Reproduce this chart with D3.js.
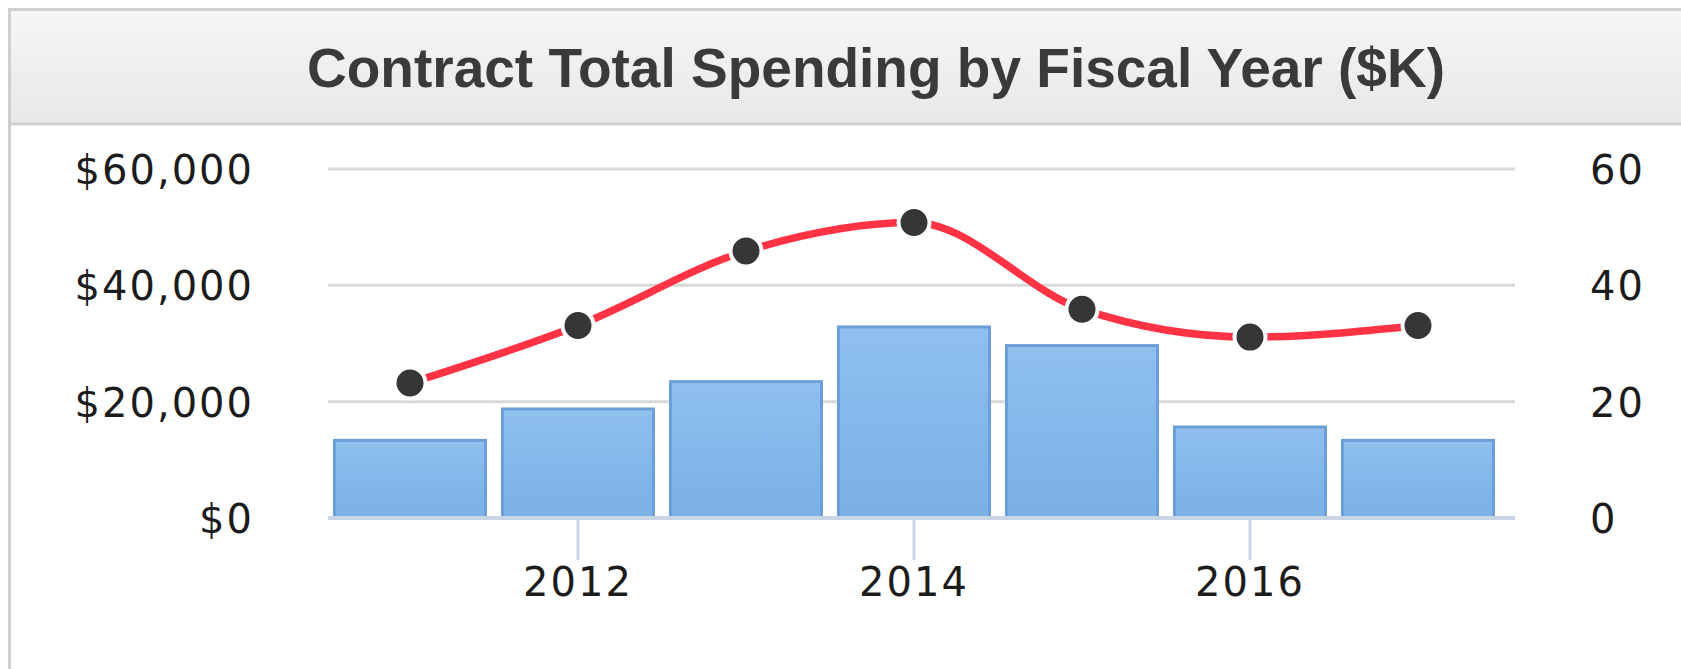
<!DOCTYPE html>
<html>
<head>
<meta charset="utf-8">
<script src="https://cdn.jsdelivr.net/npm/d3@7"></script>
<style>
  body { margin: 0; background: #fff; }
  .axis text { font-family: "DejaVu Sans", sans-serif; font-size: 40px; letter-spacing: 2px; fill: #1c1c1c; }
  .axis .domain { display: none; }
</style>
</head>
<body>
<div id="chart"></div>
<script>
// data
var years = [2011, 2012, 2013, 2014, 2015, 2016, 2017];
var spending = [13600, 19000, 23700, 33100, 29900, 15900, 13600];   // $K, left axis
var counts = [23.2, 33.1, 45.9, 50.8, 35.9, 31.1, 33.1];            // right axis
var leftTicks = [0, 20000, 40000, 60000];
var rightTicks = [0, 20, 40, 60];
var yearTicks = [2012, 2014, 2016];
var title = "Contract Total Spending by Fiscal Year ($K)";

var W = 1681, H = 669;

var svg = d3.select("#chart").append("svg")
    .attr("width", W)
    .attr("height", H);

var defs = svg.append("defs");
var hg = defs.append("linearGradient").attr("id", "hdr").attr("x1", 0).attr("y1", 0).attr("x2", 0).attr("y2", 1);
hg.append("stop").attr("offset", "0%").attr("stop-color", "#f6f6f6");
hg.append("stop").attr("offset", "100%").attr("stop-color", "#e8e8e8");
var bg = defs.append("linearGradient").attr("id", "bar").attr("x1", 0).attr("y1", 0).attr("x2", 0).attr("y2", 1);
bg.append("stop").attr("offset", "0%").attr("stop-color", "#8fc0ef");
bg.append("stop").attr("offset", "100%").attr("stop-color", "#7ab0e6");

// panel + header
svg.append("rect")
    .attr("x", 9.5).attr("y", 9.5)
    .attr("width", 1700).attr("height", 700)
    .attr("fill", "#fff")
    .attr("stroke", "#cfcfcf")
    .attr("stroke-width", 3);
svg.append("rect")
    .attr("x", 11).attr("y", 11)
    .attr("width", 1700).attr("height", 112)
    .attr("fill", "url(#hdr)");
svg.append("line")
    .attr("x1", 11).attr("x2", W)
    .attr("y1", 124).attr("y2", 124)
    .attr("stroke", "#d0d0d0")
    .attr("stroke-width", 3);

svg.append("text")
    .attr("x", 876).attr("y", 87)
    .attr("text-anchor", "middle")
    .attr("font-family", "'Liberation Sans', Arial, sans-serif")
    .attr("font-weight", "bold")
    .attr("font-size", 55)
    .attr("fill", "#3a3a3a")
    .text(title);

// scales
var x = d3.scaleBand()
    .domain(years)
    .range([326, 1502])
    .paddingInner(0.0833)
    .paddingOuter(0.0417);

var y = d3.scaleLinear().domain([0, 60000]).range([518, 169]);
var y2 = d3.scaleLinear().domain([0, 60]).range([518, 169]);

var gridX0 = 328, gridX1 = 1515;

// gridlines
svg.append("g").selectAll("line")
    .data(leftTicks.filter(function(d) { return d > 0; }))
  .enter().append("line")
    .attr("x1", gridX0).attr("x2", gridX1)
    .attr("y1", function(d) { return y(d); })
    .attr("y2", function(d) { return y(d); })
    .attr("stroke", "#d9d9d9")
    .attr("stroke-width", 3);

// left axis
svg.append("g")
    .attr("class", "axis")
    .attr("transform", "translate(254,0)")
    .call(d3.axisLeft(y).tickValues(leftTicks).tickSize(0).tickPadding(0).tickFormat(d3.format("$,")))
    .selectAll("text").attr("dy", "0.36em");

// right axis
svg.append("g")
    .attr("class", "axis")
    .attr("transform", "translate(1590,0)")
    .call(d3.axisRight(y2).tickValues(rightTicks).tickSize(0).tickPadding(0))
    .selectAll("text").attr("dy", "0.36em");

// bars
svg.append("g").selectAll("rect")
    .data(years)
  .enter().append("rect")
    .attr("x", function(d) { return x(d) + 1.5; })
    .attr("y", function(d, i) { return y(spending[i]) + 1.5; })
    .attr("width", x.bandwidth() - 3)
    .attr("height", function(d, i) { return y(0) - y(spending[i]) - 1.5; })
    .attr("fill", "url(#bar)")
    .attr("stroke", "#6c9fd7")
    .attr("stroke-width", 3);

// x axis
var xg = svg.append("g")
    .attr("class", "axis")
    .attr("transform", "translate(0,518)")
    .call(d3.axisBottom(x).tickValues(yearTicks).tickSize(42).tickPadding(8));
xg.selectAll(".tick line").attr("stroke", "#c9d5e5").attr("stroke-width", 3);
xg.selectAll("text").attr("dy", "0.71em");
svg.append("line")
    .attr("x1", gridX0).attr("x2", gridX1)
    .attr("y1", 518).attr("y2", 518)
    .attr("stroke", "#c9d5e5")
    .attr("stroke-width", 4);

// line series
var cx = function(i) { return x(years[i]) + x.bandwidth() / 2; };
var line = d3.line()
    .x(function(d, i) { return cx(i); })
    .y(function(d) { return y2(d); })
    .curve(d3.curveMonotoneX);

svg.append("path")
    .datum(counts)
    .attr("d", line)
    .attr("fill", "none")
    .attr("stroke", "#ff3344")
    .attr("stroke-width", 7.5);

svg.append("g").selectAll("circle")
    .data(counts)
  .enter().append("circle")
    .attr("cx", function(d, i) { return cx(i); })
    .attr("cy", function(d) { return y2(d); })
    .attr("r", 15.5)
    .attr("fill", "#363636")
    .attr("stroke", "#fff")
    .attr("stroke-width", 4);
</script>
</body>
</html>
------------
__Objective__: Copy each line of the listing that holds the word "chart".

__Completed task__:
Reproduce this chart with D3.js.
<div id="chart"></div>
var svg = d3.select("#chart").append("svg")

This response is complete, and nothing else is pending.